Plot: Spontenaity vs. Structure

by Mary Schaeffer
(Racine, WI USA)

Question: How can you combine both spontaneity and structure when outlining the plot of a novel?


Answer: I would hazard to guess that no writer is ever a pure pantser (spontaneity-only) or plotter (structuralist). Everyone has to find the balance that works for them.

Most writers start with at least some form of an outline which expresses the structure of the story. For some, it's a paragraph. For others, it's ten pages. For fantasy world-builders, it may be a lot more. You must decide how much plotting you want to do ahead of time. But no matter how detailed an outline you create, there will always be an enormous number of creative choices that will only be made during the writing process.

The purpose of structure is to make sure that all the crucial creative choices work together. It is like the spine of an organism that unites and supports the whole and gives it the ability to move. With no structure, the story may have no momentum, sense of purpose, or message.

An outline is like a testing ground for your story's structure. It's a way to make sure all the elements of your story work together, so that you don't find yourself 100 pages into writing a story and realize you have no idea where it is going or how to get there.

That said, you don't need to turn your outline into a straightjacket. Think of it as the best summary of the story you want to write at the moment you create it.

During the writing process, you may find better ideas coming to you, even ones that drastically change the story. That's okay. But rather than toss out your outline out the window (leaving you with no idea where your story might be going),
consider revising your outline to match your evolving ideas.

If you can see that incorporating the new ideas into the outline makes for a better story, great. Continue writing with your new and improved outline. On the other hand, if you discover that the new ideas don't actually lead to a better story - that they wreck your previous structure without leading to a better one - then stick to the old outline. This is how an outline can prevent you from spontaneously heading down a dead end path.

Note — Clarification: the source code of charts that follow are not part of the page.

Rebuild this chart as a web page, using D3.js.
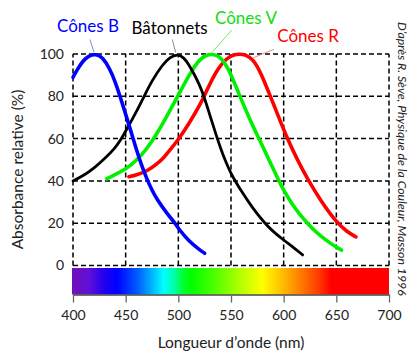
<!DOCTYPE html>
<html>
<head>
<meta charset="utf-8">
<script src="https://cdn.jsdelivr.net/npm/d3@7"></script>
<style>
	body { margin: 0; background: #fff; }
	svg { display: block; }
	text { font-family: Lato, "Open Sans", sans-serif; }
</style>
</head>
<body>
<div id="chart"></div>
<script>

const wavelengthTicks = [400, 450, 500, 550, 600, 650, 700];
const absorbanceTicks = [0, 20, 40, 60, 80, 100];

// curves (nm, % absorbance)
const conesBNm  = [400, 405, 410, 415, 422, 428, 435, 440, 445, 450, 455, 460, 465, 470, 475, 480, 490, 497, 500, 510, 520, 525];
const conesBAbs = [89, 93.5, 97, 99.3, 100, 98.5, 93, 87, 79.5, 71.5, 63.5, 55, 47.5, 41, 35.5, 31, 24, 20, 17.5, 11.5, 7.5, 5.8];

const rodsNm  = [400, 410, 420, 430, 440, 446, 450, 460, 467, 475, 485, 492, 499, 505, 510, 515, 520, 524, 530, 536, 540, 545, 550, 554, 560, 570, 582, 590, 600, 610, 618];
const rodsAbs = [40, 42.5, 46, 50.5, 55.5, 60, 63.5, 72.5, 79.5, 87.5, 95, 98.5, 100, 98.5, 95, 90.5, 85.5, 80.5, 71, 61.5, 55.5, 49, 43.5, 40, 35, 27.5, 20, 16, 12, 8.3, 5];

const conesVNm  = [432, 440, 450, 460, 470, 480, 490, 500, 510, 520, 526, 532, 538, 544, 550, 558, 567, 577, 586, 595, 600, 608, 615, 622, 630, 640, 650, 655];
const conesVAbs = [41, 43, 45.5, 49.5, 55, 62.5, 71.5, 80.5, 90, 97.5, 99.4, 100, 99.2, 96, 90.5, 80.5, 70, 59.5, 50, 40.5, 35.5, 29, 24.3, 20.3, 16, 12, 8.6, 7.3];

const conesRNm  = [453, 460, 470, 480, 487, 490, 500, 510, 520, 524, 530, 538, 546, 552, 558, 564, 571, 578, 587, 595, 603.5, 613, 623, 636, 650, 660, 668.7];
const conesRAbs = [42, 42.8, 44.5, 48, 51.5, 53.3, 59.5, 67, 75.5, 79.5, 86, 93.5, 98, 99.6, 100, 99.6, 97.5, 91.5, 80.5, 70.5, 60, 50, 40.5, 30, 20.5, 16, 13.5];

const curveNames = ['Cônes B', 'Bâtonnets', 'Cônes V', 'Cônes R'];

const spectrumNm     = [400, 415, 430, 442, 462, 478, 486, 495, 505, 512, 535, 560, 580, 598, 615, 632, 645, 700];
const spectrumColors = ['#7010b8', '#6010d8', '#2000f0', '#0000ff', '#0060ff', '#00c8ff', '#00ffff', '#00ffb0', '#00ff30', '#00ff00', '#50ff00', '#b8ff00', '#ffff00', '#ffc000', '#ff8000', '#ff4000', '#ff0000', '#ff0000'];

const width = 414;
const height = 364;

const series = [
	{ name: curveNames[3], nm: conesRNm, abs: conesRAbs, color: '#ff0000', stroke: 3.6 },
	{ name: curveNames[2], nm: conesVNm, abs: conesVAbs, color: '#00f000', stroke: 3.6 },
	{ name: curveNames[1], nm: rodsNm, abs: rodsAbs, color: '#000000', stroke: 2.8 },
	{ name: curveNames[0], nm: conesBNm, abs: conesBAbs, color: '#0000ff', stroke: 3.6 }
];

// label placement: text anchor in px, leader from text to a point on the curve
const labels = [
	{ name: curveNames[0], color: '#0000ff', lead: '#8a8ac8', tx: 57, ty: 31.7, lx: 90, ly: 39.5, nm: 420, abs: 100 },
	{ name: curveNames[1], color: '#000000', lead: '#8c8c8c', tx: 131.5, ty: 34.3, lx: 172.3, ly: 39.5, nm: 497.5, abs: 100 },
	{ name: curveNames[2], color: '#10dd10', lead: '#80e080', tx: 215, ty: 24.3, lx: 231.7, ly: 30, nm: 532, abs: 100 },
	{ name: curveNames[3], color: '#ff0000', lead: '#e89090', tx: 277.3, ty: 41.7, lx: 274, ly: 49.3, nm: 571, abs: 97.5 }
];

const x = d3.scaleLinear()
	.domain([400, 700])
	.range([73, 389]);

const y = d3.scaleLinear()
	.domain([0, 100])
	.range([265.5, 54]);

const svg = d3.select('#chart')
	.append('svg')
	.attr('width', width)
	.attr('height', height);

// spectrum bar under the plot
const grad = svg.append('defs')
	.append('linearGradient')
	.attr('id', 'spectrum')
	.attr('gradientUnits', 'userSpaceOnUse')
	.attr('x1', x(400))
	.attr('x2', x(700))
	.attr('y1', 0)
	.attr('y2', 0);

grad.selectAll('stop')
	.data(spectrumNm)
	.enter()
	.append('stop')
	.attr('offset', d => (d - 400) / 300)
	.attr('stop-color', (d, i) => spectrumColors[i]);

svg.append('rect')
	.attr('x', x(400) - 1)
	.attr('y', 268)
	.attr('width', x(700) - x(400) + 1)
	.attr('height', 26.5)
	.attr('fill', 'url(#spectrum)');

const xAxis = d3.axisBottom(x)
	.tickValues(wavelengthTicks)
	.tickSize(8)
	.tickSizeOuter(0)
	.tickPadding(8)
	.tickFormat(d3.format('d'));

const gx = svg.append('g')
	.attr('transform', 'translate(0, 294.5)')
	.call(xAxis);

gx.select('.domain').attr('stroke', '#444').attr('stroke-width', 1.5);
gx.selectAll('.tick line').attr('stroke', '#666').attr('stroke-width', 1.3);
gx.selectAll('.tick text')
	.attr('fill', '#222')
	.style('font-size', '14px')
	.style('font-family', 'Lato, sans-serif');

// dashed grid
svg.append('g')
	.selectAll('line')
	.data(wavelengthTicks)
	.enter()
	.append('line')
	.attr('x1', d => x(d))
	.attr('x2', d => x(d))
	.attr('y1', y(0))
	.attr('y2', y(100))
	.attr('stroke', '#000')
	.attr('stroke-width', 1.5)
	.attr('stroke-dasharray', '5,3');

svg.append('g')
	.selectAll('line')
	.data(absorbanceTicks)
	.enter()
	.append('line')
	.attr('x1', x(400))
	.attr('x2', x(700))
	.attr('y1', d => y(d))
	.attr('y2', d => y(d))
	.attr('stroke', '#000')
	.attr('stroke-width', 1.5)
	.attr('stroke-dasharray', '5,3');

svg.append('g')
	.selectAll('text')
	.data(absorbanceTicks)
	.enter()
	.append('text')
	.attr('x', 64)
	.attr('y', d => y(d))
	.attr('dy', '0.35em')
	.style('text-anchor', 'end')
	.style('font-size', '14px')
	.attr('fill', '#222')
	.text(d => d);

// curves
const line = d3.line()
	.x(d => x(d[0]))
	.y(d => y(d[1]))
	.curve(d3.curveBasis);

svg.append('g')
	.selectAll('path')
	.data(series)
	.enter()
	.append('path')
	.attr('d', s => line(s.nm.map((v, i) => [v, s.abs[i]])))
	.attr('fill', 'none')
	.attr('stroke', s => s.color)
	.attr('stroke-width', s => s.stroke)
	.attr('stroke-linecap', 'round')
	.attr('stroke-linejoin', 'round');

// curve names and leaders
svg.append('g')
	.selectAll('line')
	.data(labels)
	.enter()
	.append('line')
	.attr('x1', d => d.lx)
	.attr('y1', d => d.ly)
	.attr('x2', d => x(d.nm))
	.attr('y2', d => y(d.abs) - 1.5)
	.attr('stroke', d => d.lead)
	.attr('stroke-width', 1);

svg.append('g')
	.selectAll('text')
	.data(labels)
	.enter()
	.append('text')
	.attr('x', d => d.tx)
	.attr('y', d => d.ty)
	.attr('fill', d => d.color)
	.style('font-size', '17px')
	.text(d => d.name);

// axis titles
svg.append('text')
	.attr('transform', `translate(${(x(400) + x(700)) / 2}, 348)`)
	.style('text-anchor', 'middle')
	.style('font-size', '15.5px')
	.attr('fill', '#222')
	.text('Longueur d’onde (nm)');

svg.append('text')
	.attr('transform', 'translate(23, 169.5) rotate(-90)')
	.style('text-anchor', 'middle')
	.style('font-size', '15.5px')
	.attr('fill', '#222')
	.text('Absorbance relative (%)');

svg.append('text')
	.attr('transform', 'translate(398, 22) rotate(90)')
	.style('font-size', '12.3px')
	.style('font-style', 'italic')
	.attr('fill', '#222')
	.text('D’après R. Sève, Physique de la Couleur, Masson 1996');

</script>
</body>
</html>
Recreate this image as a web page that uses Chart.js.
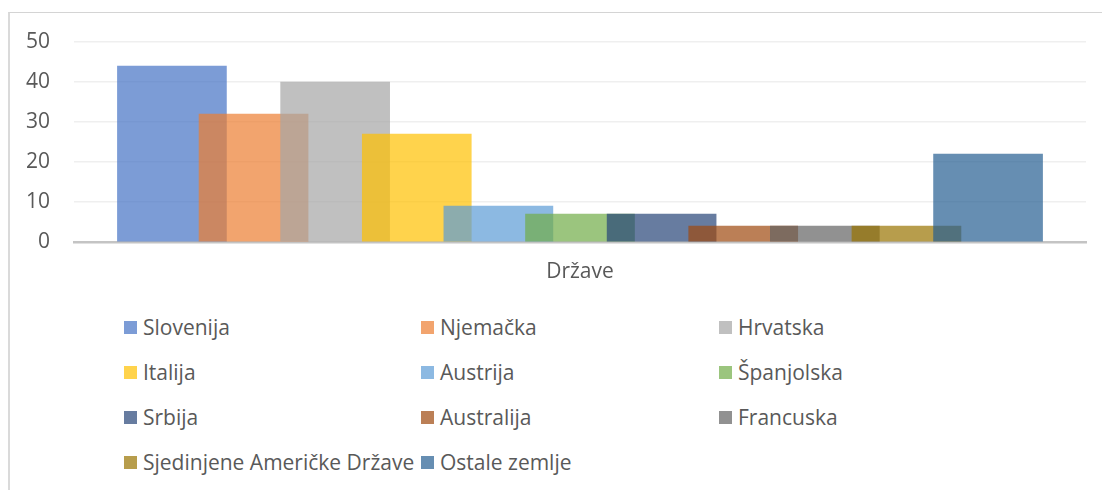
<!DOCTYPE html>
<html>
<head>
<meta charset="utf-8">
<script src="https://cdn.jsdelivr.net/npm/chart.js@4/dist/chart.umd.min.js"></script>
<style>
  body { margin: 0; background: #fff; font-family: "Open Sans", sans-serif; }
  #frame { position: absolute; left: 8px; top: 12px; width: 1200px; height: 600px;
           border-left: 2px solid #dadada; border-top: 1px solid #d4d4d4; }
  #c { position: absolute; left: 0; top: 0; }
  #legend { position: absolute; left: 0; top: 0; }
  .item { position: absolute; display: flex; align-items: center; white-space: nowrap;
          font-size: 21px; color: #595959; height: 26px; }
  .box { width: 13px; height: 13px; margin-right: 6px; }
</style>
</head>
<body>
<div id="frame"></div>
<canvas id="c" width="1102" height="290"></canvas>
<div id="legend"></div>
<script>
// data
const countries = ['Slovenija', 'Njemačka', 'Hrvatska', 'Italija', 'Austrija', 'Španjolska',
  'Srbija', 'Australija', 'Francuska', 'Sjedinjene Američke Države', 'Ostale zemlje'];
const counts = [44, 32, 40, 27, 9, 7, 7, 4, 4, 4, 22];
const axisTitle = 'Države';
const yTicks = [0, 10, 20, 30, 40, 50];

// office palette, drawn at 70% opacity
const palette = ['#4472C4', '#ED7D31', '#A5A5A5', '#FFC000', '#5B9BD5', '#70AD47',
  '#264478', '#9E480E', '#636363', '#997300', '#255E91'];
const fade = (hex, a) => {
  const n = parseInt(hex.slice(1), 16);
  return `rgba(${n >> 16}, ${(n >> 8) & 255}, ${n & 255}, ${a})`;
};

const datasets = countries.map((name, i) => ({
  label: name,
  data: [{ x: i, y: counts[i] }],
  backgroundColor: fade(palette[i], 0.7),
  borderWidth: 0,
  order: -i // later series sit on top, like the excel overlap
}));

const chart = new Chart(document.getElementById('c'), {
  type: 'bar',
  data: { datasets },
  options: {
    responsive: false,
    animation: false,
    layout: { padding: { top: 42, right: 16, left: 0, bottom: 0 } },
    plugins: { legend: { display: false }, tooltip: { enabled: false } },
    datasets: { bar: { grouped: false, barThickness: 109 } },
    scales: {
      x: {
        type: 'linear',
        offset: false,
        min: -1.2,
        max: countries.length - 1 + 1.2,
        ticks: { display: false },
        grid: { display: false, drawTicks: false },
        border: { display: true, color: '#c4c4c4', width: 2.5 },
        title: {
          display: true, text: axisTitle, color: '#595959',
          font: { family: 'Open Sans', size: 21 }, padding: { top: 0, bottom: 5 }
        },
        afterFit: s => { s.height = 48; }
      },
      y: {
        min: yTicks[0],
        max: yTicks[yTicks.length - 1],
        afterBuildTicks: s => { s.ticks = yTicks.map(v => ({ value: v })); },
        ticks: { color: '#595959', font: { family: 'Open Sans', size: 21 }, padding: 24 },
        grid: { color: '#efefef', lineWidth: 1.5, drawTicks: false },
        border: { display: false },
        afterFit: s => { s.width = 74; }
      }
    }
  }
});

// legend in three columns, like the original
const legend = document.getElementById('legend');
const colX = [124, 421, 719];
const rowY = [327, 372, 417, 462];
chart.data.datasets.forEach((ds, i) => {
  const el = document.createElement('div');
  el.className = 'item';
  el.style.left = colX[i % 3] + 'px';
  el.style.top = (rowY[Math.floor(i / 3)] - 13) + 'px';
  const box = document.createElement('span');
  box.className = 'box';
  box.style.background = ds.backgroundColor;
  el.appendChild(box);
  el.appendChild(document.createTextNode(ds.label));
  legend.appendChild(el);
});
</script>
</body>
</html>
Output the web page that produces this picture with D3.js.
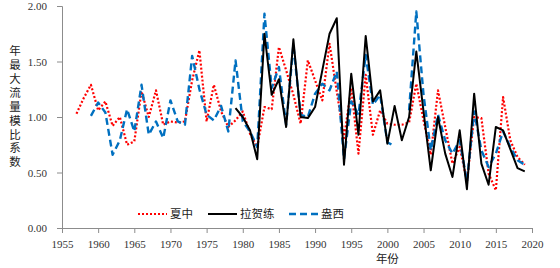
<!DOCTYPE html>
<html>
<head>
<meta charset="utf-8">
<script src="https://cdn.jsdelivr.net/npm/d3@7"></script>
<style>
  body { margin: 0; background: #fff; }
  .tick text { font-family: "Liberation Serif", "DejaVu Serif", serif; font-size: 11px; fill: #333; }
  .cjk { font-family: "Noto Sans CJK SC", sans-serif; font-size: 11.5px; fill: #222; }
</style>
</head>
<body>
<script>
// years per series
var yearsXZ = d3.range(1957, 2020),
    yearsYX = d3.range(1959, 2020),
    yearsLHL = d3.range(1979, 2020);

// 夏中
var xiazhong = [1.03, 1.17, 1.29, 1.06, 1.14, 0.92, 1.00, 0.75, 0.78, 1.23,
  1.00, 1.24, 0.93, 0.96, 0.95, 0.96, 1.33, 1.60, 0.96, 1.29,
  1.05, 0.91, 0.97, 1.05, 0.85, 0.73, 1.09, 1.07, 1.63, 1.42,
  1.20, 0.94, 1.51, 1.33, 1.15, 1.66, 1.23, 0.81, 1.26, 0.67,
  1.38, 0.84, 1.06, 0.94, 0.93, 0.93, 0.95, 1.30, 0.97, 0.66,
  1.24, 0.91, 0.58, 0.73, 0.42, 1.00, 0.99, 0.49, 0.34, 1.18,
  0.79, 0.64, 0.57];

// 盎西 (null = no value)
var angxi = [1.01, 1.13, 1.04, 0.66, 0.79, 1.07, 0.87, 1.29, 0.84, 0.96,
  0.81, 1.15, 0.96, 0.93, 1.55, 1.25, 1.02, 0.97, 1.10, 0.87,
  1.51, 0.96, 0.87, 0.73, 1.93, 1.26, 1.45, 0.93, 1.65, 1.02,
  1.00, 1.21, 1.30, 1.24, 1.41, 0.62, 1.14, 1.02, 1.56, 1.11,
  1.20, 0.77, 0.74, null, 1.06, 1.95, 1.20, 0.70, 1.02, 0.79,
  0.67, 0.79, 0.42, 1.05, 0.70, 0.55, 0.67, 0.87, 0.73, 0.61,
  0.57];

// 拉贺练
var lahelian = [1.08, 1.00, 0.88, 0.62, 1.75, 1.20, 1.34, 0.91, 1.70, 1.00,
  0.99, 1.09, 1.42, 1.75, 1.89, 0.57, 1.39, 0.84, 1.73, 1.14,
  1.24, 0.76, 1.10, 0.79, 1.00, 1.59, 1.05, 0.52, 1.00, 0.67,
  0.46, 0.88, 0.35, 1.21, 0.58, 0.39, 0.91, 0.88, 0.71, 0.54,
  0.51];

var xTicks = d3.range(1955, 2021, 5),
    yTicks = [0, 0.5, 1, 1.5, 2];

var names = ["夏中", "拉贺练", "盎西"];

var W = 560, H = 268;
var m = {left: 62, right: 28, top: 6, bottom: 40};

var x = d3.scaleLinear().domain([1955, 2020]).range([m.left, W - m.right]),
    y = d3.scaleLinear().domain([0, 2]).range([H - m.bottom, m.top]);

var svg = d3.select("body").append("svg")
    .attr("width", W)
    .attr("height", H);

// axes
var xAxis = svg.append("g")
    .attr("transform", "translate(0," + y(0) + ")")
    .call(d3.axisBottom(x).tickValues(xTicks).tickFormat(d3.format("d")).tickSizeOuter(0).tickSize(5));
var yAxis = svg.append("g")
    .attr("transform", "translate(" + x(1955) + ",0)")
    .call(d3.axisLeft(y).tickValues(yTicks).tickFormat(d3.format(".2f")).tickSizeOuter(0).tickSize(5).tickPadding(10));

svg.selectAll(".domain, .tick line").attr("stroke", "#8c8c8c");
xAxis.selectAll("text").attr("dy", "1.1em");

function mkLine(years) {
  return d3.line()
    .defined(function(d) { return d != null; })
    .x(function(d, i) { return x(years[i]); })
    .y(function(d) { return y(d); });
}

var series = [
  {name: names[0], data: xiazhong, years: yearsXZ, color: "#ff0000", dash: "2,2", width: 2.2},
  {name: names[1], data: lahelian, years: yearsLHL, color: "#000000", dash: null, width: 2},
  {name: names[2], data: angxi, years: yearsYX, color: "#0070c0", dash: "7,4", width: 2.4}
];

// red first, then blue, black on top
[series[0], series[2], series[1]].forEach(function(s) {
  svg.append("path")
      .datum(s.data)
      .attr("fill", "none")
      .attr("stroke", s.color)
      .attr("stroke-width", s.width)
      .attr("stroke-dasharray", s.dash)
      .attr("stroke-linejoin", "round")
      .attr("d", mkLine(s.years));
});

// legend
var legX = [138, 208, 289], legY = 214;
series.forEach(function(s, i) {
  var g = svg.append("g").attr("transform", "translate(" + legX[i] + "," + legY + ")");
  g.append("line")
      .attr("x1", 0).attr("x2", 29)
      .attr("stroke", s.color)
      .attr("stroke-width", s.width)
      .attr("stroke-dasharray", s.dash);
  g.append("text")
      .attr("class", "cjk")
      .attr("x", 32)
      .attr("dy", "0.35em")
      .text(s.name);
});

// axis titles
svg.append("text")
    .attr("class", "cjk")
    .attr("x", x(2000))
    .attr("y", 263)
    .attr("text-anchor", "middle")
    .text("年份");

// vertical y title, one text element
svg.append("text")
    .attr("class", "cjk")
    .attr("x", 15)
    .attr("y", 45)
    .style("writing-mode", "vertical-rl")
    .style("text-orientation", "upright")
    .style("letter-spacing", "2.4px")
    .text("年最大流量模比系数");
</script>
</body>
</html>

Sometimes too, comparing different versions of an outline can let you discover a third option: a structure that includes the best aspects of all your ideas so far.

As I've said elsewhere, some writers are just naturally pantsers and some are plotters. Plotters may take a long time thinking about their story and playing with ideas in their head until they eventually gel into a structure. At that point, they write an outline (to give them the sense that the ideas are more fixed). Then they proceed with writing a first draft.

Pantsers may do their preparation-thinking on paper. They may write many snippets of a story. Some of these may come together later into a first draft. Others may become backstory. Others are like the "searching lines" artists sometimes draw. They are ways of exploring different aspects of the terrain, different versions of characters and events, until the true shape of the story becomes clear.

Of course, for many pantsers, the story doesn't gel until the second draft. That's when they cut all the material that doesn't fit with the emerging structure - and look for places to make the structure stronger.

It's all about when you prefer to make your creative decisions and how prone you are to getting stuck.